Título: Para TSE, compra de passagem pelo PT é "apropriação indébita"
Autor: Mariângela Gallucci
Fonte: O Estado de São Paulo, 13/09/2005, Nacional, p. A10

O corregedor-geral da Justiça Eleitoral, o ministro do Tribunal Superior Eleitoral (TSE) Humberto Gomes de Barros, classificou ontem como "desvio de dinheiro público" o uso de dinheiro do fundo partidário, pelo PT, para pagar passagens aéreas de parentes do presidente Luiz Inácio Lula da Silva e do ministro da Fazenda, Antonio Palocci. "A coisa é tão insólita que é uma apropriação indébita, um desvio de dinheiro público", afirmou. "Havendo desvio, haveria outras conseqüências, possivelmente penais." Os sete ministros do TSE terão de analisar em breve se foi legal o PT ter pago passagens para filhos, noras, um genro e uma neta de Lula na virada de 2002 para 2003, como revelou o Estado no domingo. Também foram adquiridos bilhetes para a mulher e a filha de Palocci.

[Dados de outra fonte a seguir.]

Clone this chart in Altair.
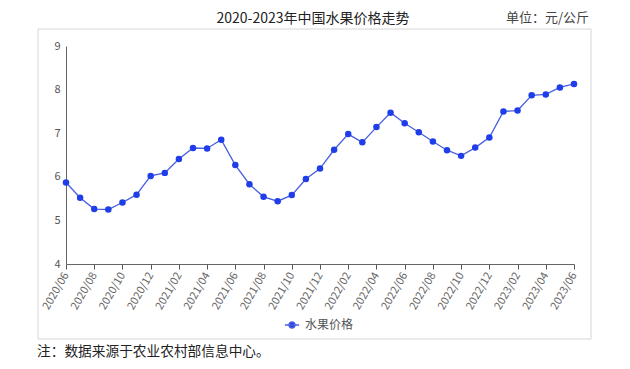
import altair as alt
import pandas as pd

months = ["2020/06", "2020/07", "2020/08", "2020/09", "2020/10", "2020/11", "2020/12",
          "2021/01", "2021/02", "2021/03", "2021/04", "2021/05", "2021/06", "2021/07",
          "2021/08", "2021/09", "2021/10", "2021/11", "2021/12", "2022/01", "2022/02",
          "2022/03", "2022/04", "2022/05", "2022/06", "2022/07", "2022/08", "2022/09",
          "2022/10", "2022/11", "2022/12", "2023/01", "2023/02", "2023/03", "2023/04",
          "2023/05", "2023/06"]
prices = [5.87, 5.52, 5.26, 5.25, 5.41, 5.59, 6.02, 6.09, 6.41, 6.66, 6.65, 6.85, 6.27,
          5.83, 5.54, 5.44, 5.58, 5.95, 6.19, 6.62, 6.98, 6.79, 7.14, 7.47, 7.23, 7.02,
          6.81, 6.61, 6.48, 6.67, 6.90, 7.50, 7.52, 7.87, 7.89, 8.05, 8.13]
tick_labels = months[::2]
y_ticks = [4, 5, 6, 7, 8, 9]
series_name = "水果价格"
title_text = "2020-2023年中国水果价格走势"
unit_text = "单位：元/公斤"
note_text = "注：数据来源于农业农村部信息中心。"

df = pd.DataFrame({"month": months, "price": prices, "series": series_name})

FONT = "Noto Sans CJK SC"
W, H = 508, 218

x_enc = alt.X("month:O", sort=months,
              scale=alt.Scale(type="point", padding=0),
              axis=alt.Axis(values=tick_labels, labelAngle=-60, labelAlign="right",
                            labelBaseline="middle", labelPadding=4, labelFontSize=11,
                            labelColor="#666666", tickColor="#555555", tickSize=5,
                            domainColor="#666666", title=None, grid=False,
                            labelFont=FONT))
y_enc = alt.Y("price:Q", scale=alt.Scale(domain=[4, 9], nice=False),
              axis=alt.Axis(values=y_ticks, ticks=False, labelFontSize=11,
                            labelColor="#555555", domainColor="#666666",
                            labelPadding=6, title=None, grid=False, labelFont=FONT))

legend_path = ("M-1,0L1,0M-0.42,0A0.42,0.42 0 1,1 0.42,0A0.42,0.42 0 1,1 -0.42,0Z")

line = alt.Chart(df).mark_line(strokeWidth=1.3).encode(
    x=x_enc, y=y_enc,
    color=alt.Color("series:N",
                    scale=alt.Scale(domain=[series_name], range=["#4a5fe0"]),
                    legend=alt.Legend(title=None, orient="none", legendX=218, legendY=271,
                                      symbolType=legend_path, symbolSize=200,
                                      symbolStrokeWidth=1.5, symbolFillColor="#1f3de8",
                                      labelFontSize=12, labelColor="#555555",
                                      labelFont=FONT, labelOffset=5))
)
points = alt.Chart(df).mark_point(filled=True, size=42, opacity=1, color="#1f3de8").encode(
    x=x_enc, y=y_enc
)

blank = alt.Data(values=[{"k": 1}])
frame = alt.Chart(blank).mark_rect(fill="transparent", stroke="#d6d6d6", strokeWidth=1).encode(
    x=alt.value(-28), x2=alt.value(525), y=alt.value(-17), y2=alt.value(293)
)
title = alt.Chart(blank).mark_text(font=FONT, fontSize=14, color="#222222",
                                   align="center", baseline="middle").encode(
    x=alt.value(247), y=alt.value(-27), text=alt.value(title_text)
)
unit = alt.Chart(blank).mark_text(font=FONT, fontSize=13, color="#444444",
                                  align="left", baseline="middle").encode(
    x=alt.value(440), y=alt.value(-28), text=alt.value(unit_text)
)
note = alt.Chart(blank).mark_text(font=FONT, fontSize=13.7, color="#222222",
                                  align="left", baseline="middle").encode(
    x=alt.value(-29), y=alt.value(306), text=alt.value(note_text)
)

chart = alt.layer(frame, line, points, title, unit, note).properties(
    width=W, height=H,
    autosize=alt.AutoSizeParams(type="none"),
    padding={"left": 58, "top": 38, "right": 48, "bottom": 102},
).configure_view(stroke=None)

chart.save("out.html", embed_options={"renderer": "svg", "actions": False})
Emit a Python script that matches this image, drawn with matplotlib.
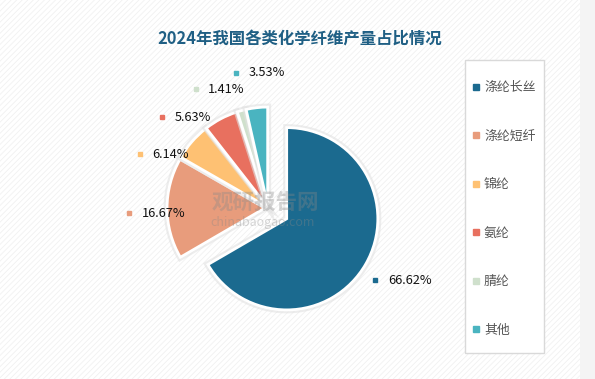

Apesar de o País já começar a viver o clima da eleição de 2006, o tribunal ainda não julgou as contas do PT relativas a 2001, 2002, 2003 e 2004. É provável que o partido enfrente resistências na Justiça Eleitoral e não está descartada a hipótese de ser condenado pelo TSE à perda do fundo partidário - que só neste ano já rendeu aos cofres do partido R$ 16,5 milhões.

CHEQUE

Além de Gomes de Barros, dois outros ministros do TSE afirmaram, em caráter reservado, que o partido não poderia ter usado dinheiro do fundo para comprar as passagens para os parentes de Lula. Para eles, a legenda pode ser punida com a perda do fundo partidário.

O ex-ministro do TSE Torquato Jardim afirmou que o dinheiro do fundo partidário tem de ser gasto com despesas de pessoal, não de parentes. O problema está no fato de o PT ter emitido, em março de 2003, um cheque no valor de R$ 100 mil de sua conta do fundo partidário para pagar, entre outras despesas de viagem, passagens para parentes de Lula e Palocci.

Em decisões reiteradas, o Tribunal Superior Eleitoral deixou claro que as contas de fundo só podem receber dinheiro dessa fonte. Ou seja, não é possível admitir o argumento de que as contas movimentavam recursos de outras origens, como contribuição de filiados.

MEA-CULPA

Gomes de Barros e o presidente do TSE, Carlos Velloso, fizeram ontem um mea-culpa, admitindo que a Justiça Eleitoral falhou por não ter analisado de forma mais rigorosa as prestações de contas do PT. Ambos disseram que, a partir das próximas eleições, a Justiça Eleitoral tem de endurecer.

Segundo eles, a Justiça não pode mais aprovar com ressalvas as contas, o que foi comum nos últimos tempos. "Ou aprova ou reprova", disseram eles, durante um encontro de corregedores da Justiça Eleitoral, realizado ontem em Brasília.

O corregedor do TSE reconheceu que nunca as contas foram levadas muito a sério. Em sua fala na reunião, Velloso afirmou que a crise tem um lado positivo, "porque depura".

"A Justiça Eleitoral acreditava muito nos partidos. Devemos continuar acreditando, mas devemos ser mais severos nas próxima eleições", sugeriu Velloso. Ele ressaltou que nesta semana deverá enviar aos presidentes dos três Poderes projetos para tornar mais rígida a fiscalização e mais efetiva a punição dos políticos que cometem irregularidades.

URGÊNCIA

O procurador-geral da República, Antônio Fernando de Souza, que também é procurador-geral eleitoral, disse que analisará a partir de hoje, pessoalmente, a prestação de contas do PT. O vice-procurador-geral eleitoral, Mário José Gisi, tinha pedido recentemente ao TSE que investigue com urgência as prestações de contas do PT relativas a 2001, 2002, 2003 e 2004 diante das notícias sobre supostas irregularidades na movimentação financeira da legenda, "considerando que as prestações de contas do PT referentes aos exercícios 2001, 2002, 2003 e 2004 ainda não foram apreciadas por esta Corte".

O vice-procurador afirmou que as providências têm de ser tomadas em caráter urgente "tendo em vista a dinâmica do processo democrático, a proximidade do ano eleitoral, bem como a celeridade intrínseca aos procedimentos administrativos a cargo desta Justiça Especializada (Justiça Eleitoral)".